Tuesday, 30 January 2024
Hall E (The Baltimore Convention Center)
David Russell Vollmer, Army Engineer Research and Development Center, Alexandria, VA; Army Engineer Research and Development Center, Alexandria, VA; and S. LeGrand and T. Letcher

Handout (6.5 MB)

Airborne dust is an essential component of climatological and biogeochemical processes. Blowing dust can also adversely affect agriculture, transportation, air quality, sensor performance, and human health. As a result, the accurate characterization and forecasting of dust events is a priority for air quality researchers and operational weather centers.

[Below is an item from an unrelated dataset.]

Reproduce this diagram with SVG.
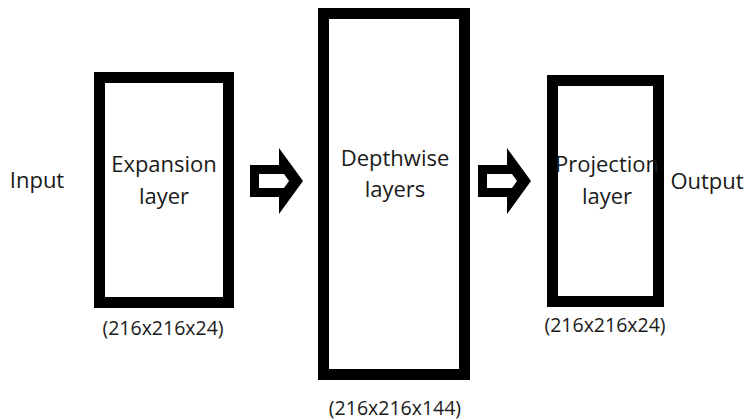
<svg xmlns="http://www.w3.org/2000/svg" width="745" height="420" viewBox="0 0 745 420">
  <style>
    .box { fill: #fff; stroke: #000; stroke-width: 11; }
    .lbl { font-family: "Open Sans", "Noto Sans", "Liberation Sans", sans-serif; fill: #1a1a1a; text-anchor: middle; }
    .big { font-size: 22px; }
    .dim { font-size: 19.5px; }
    .arrow-outer { fill: #000; }
    .arrow-inner { fill: #fff; }
  </style>
  <defs>
    <g id="block-arrow">
      <polygon class="arrow-outer" points="0,15 29,15 29,-2 53,31 29,64 29,47 0,47"/>
      <polygon class="arrow-inner" points="9,24 34,24 39,31 34,38 9,38"/>
    </g>
  </defs>
  <rect width="745" height="420" fill="#fff"/>

  <g id="input">
    <text class="lbl big" x="37" y="188">Input</text>
  </g>

  <g id="expansion">
    <rect class="box" x="99.5" y="77.5" width="129" height="225"/>
    <text class="lbl big" x="164" y="172">Expansion</text>
    <text class="lbl big" x="164" y="204">layer</text>
    <text class="lbl dim" x="163" y="335">(216x216x24)</text>
  </g>

  <g id="depthwise">
    <rect class="box" x="323.5" y="13.5" width="141" height="361"/>
    <text class="lbl big" x="395" y="166">Depthwise</text>
    <text class="lbl big" x="395" y="197">layers</text>
    <text class="lbl dim" x="395" y="415">(216x216x144)</text>
  </g>

  <g id="projection">
    <rect class="box" x="552.5" y="80.5" width="106" height="221"/>
    <text class="lbl big" x="607" y="172">Projection</text>
    <text class="lbl big" x="607" y="204">layer</text>
    <text class="lbl dim" x="605" y="332">(216x216x24)</text>
  </g>

  <g id="output">
    <text class="lbl big" x="707" y="189">Output</text>
  </g>

  <g id="connectors">
    <use href="#block-arrow" x="250" y="150"/>
    <use href="#block-arrow" x="478" y="150"/>
  </g>
</svg>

While dust detection and prediction capabilities have evolved considerably over the previous decades, improvements in forecasting the specific location and timing of individual dust events, especially extreme dust outbreaks, are needed. Accordingly, Operational weather forecasters and the US Army Engineer Research and Development Center (ERDC) are collaboratively establishing a series of reference case study events to enhance dust transport model development and evaluation. These reference case studies support ongoing research to increase the accuracy of simulated dust emissions, dust aerosol transport, and dust-induced hazardous air quality conditions. This presentation documents five new case study contributions to the reference inventory, including detailed assessments of dust storms from three different regions with differing meteorological forcing regimes. Here, we examine two extreme dust episodes that affected India, a multi-day Berg wind event in southern Africa, a strong but short-lived dust plume from the Atacama Desert of Chile, and a narrow, isolated dust plume emanating from a dry lakebed in Patagonia.